Some interesting research we've been made aware of:
The Cochrane Incontinence project is looking at maternal incontinence and pelvic organ prolapse (POP), among other things;
Professor Cathryn Glazener at the Health Services Research Unit at the University of Aberdeen specialises in incontinence, and in previous research has investigated the causes of perineal pain;
studies have investigated difficult or painful sex after birth obgyn.onlinelibrary.wiley.com/doi/full/10.1111/j.1471-0528.2000.tb11689.x;
RCOG and RCM's OASI (obstetric anal sphincter injury) project is investigating the rise in OASI cases in the UK over the past ten years, and has found that guarding the perineum during delivery seems to significantly reduce third-degree tears.
To everyone who's spoken about postnatal physio: there's a trial underway right now into the effectiveness of this and we've been invited to a stakeholder day at The Shard in London in June - they'd like a couple of MNers to come along (you don't have to have personal experience of physio) to contribute. If you fancy coming along do drop us an email on firstname.lastname@example.org and we'll give you the details. (There are travelling expenses, and babes in arms are welcome - but no facilities for older children.) [EDITED BY MNHQ to correct 'April' to 'June']
And to those who've talked about more information antenatally - yes, this is another thing a few clinicians have raised with us: the importance of women understanding what a 'red flag' looks like, postnatally, and knowing where to get help. This would mean more information antenatally, and also postnatally.
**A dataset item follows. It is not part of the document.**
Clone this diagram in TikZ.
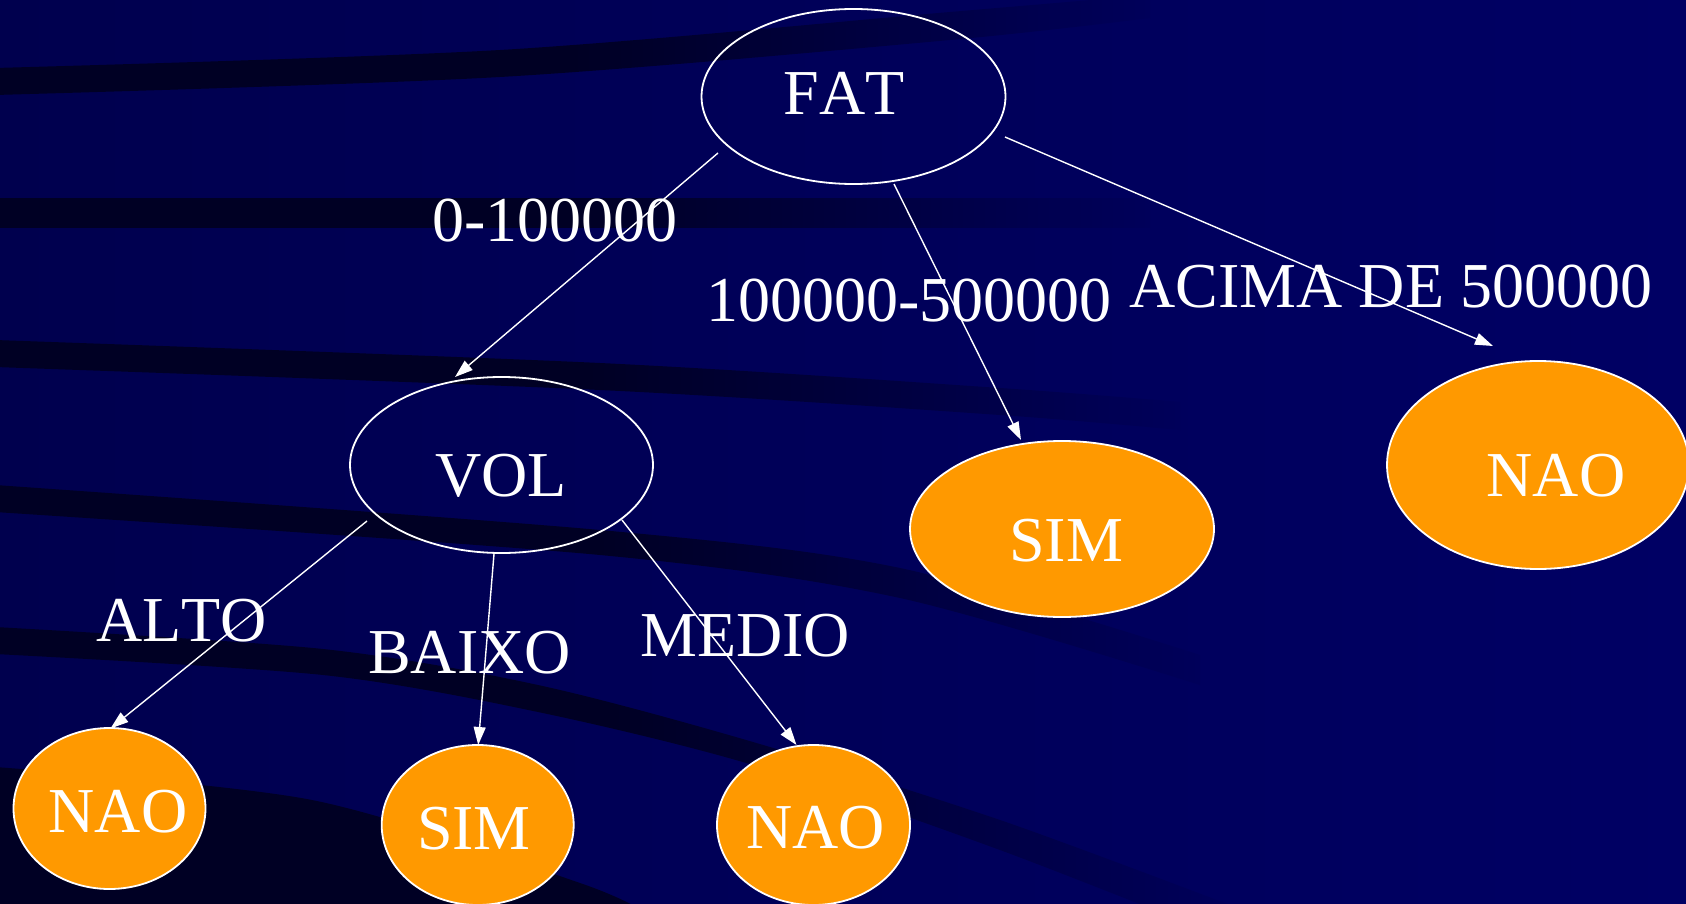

@insertquirkyname Oh my goodness - your account of being sewn to the bed (if I read that right?) is horrific!
to all of you who have shared your experiences here, thank you
I asked for advice about a suspected prolapse during a smear test last year, only to be asked whether my husband had noticed anything. When I replied that we weren't having sex at the time (because of my discomfort, the nurse made a sort of wide-eyed chicken bum face and said: "Oooo, bet he can't be very happy about that!" I nearly cried with frustration. And didn't ask her what she thought I should do next. Haven't been to see anyone about it either, although symptoms have improved a bit.
Could there be an online assessment?
I know a physical examination as well as a questionnaire is optimal care but an online questionnaire would detect a lot of issues.
Like others have GP don't necessarily seem to know what questions to ask.
@rowanmumsnet not stitched to the bed- sorry- I was stitched in the delivery suite rather than in a theatre- I Had hundreds of stitches as was cut right up to cervix then tore through perenium- it was a bed where the bottom part came away and there was a tray for all the janky stuff to fall into - as they put the base of that back on they clamped it shut with my bits in there rather than lifting me up the bed!
I don't think women coming on here saying 'well I have had 10 kids and I'm ok.. ..' is particularly helpful. These issues need to be almost 'normalised' so women don't feel scared or embarrassed to share with friends or their GP. Thinking no-one else is in the same boat makes it worse. I had a back to back labour and was left in second stage labour for 4hrs. I then had forceps. It was horrific and I was left with a prolapse which affected my physical and mental health terribly. I have had more children but only because they agreed to a c-section. Ironically the only thing which has helped is having the 'vaginal rejuvination' laser treatment which has cleared my symptoms and changed my sex life. What's the answer? Who knows, I don't think instrumental deliveries should go ahead after a prolonged 2nd stage, it's a hard one unfortunately.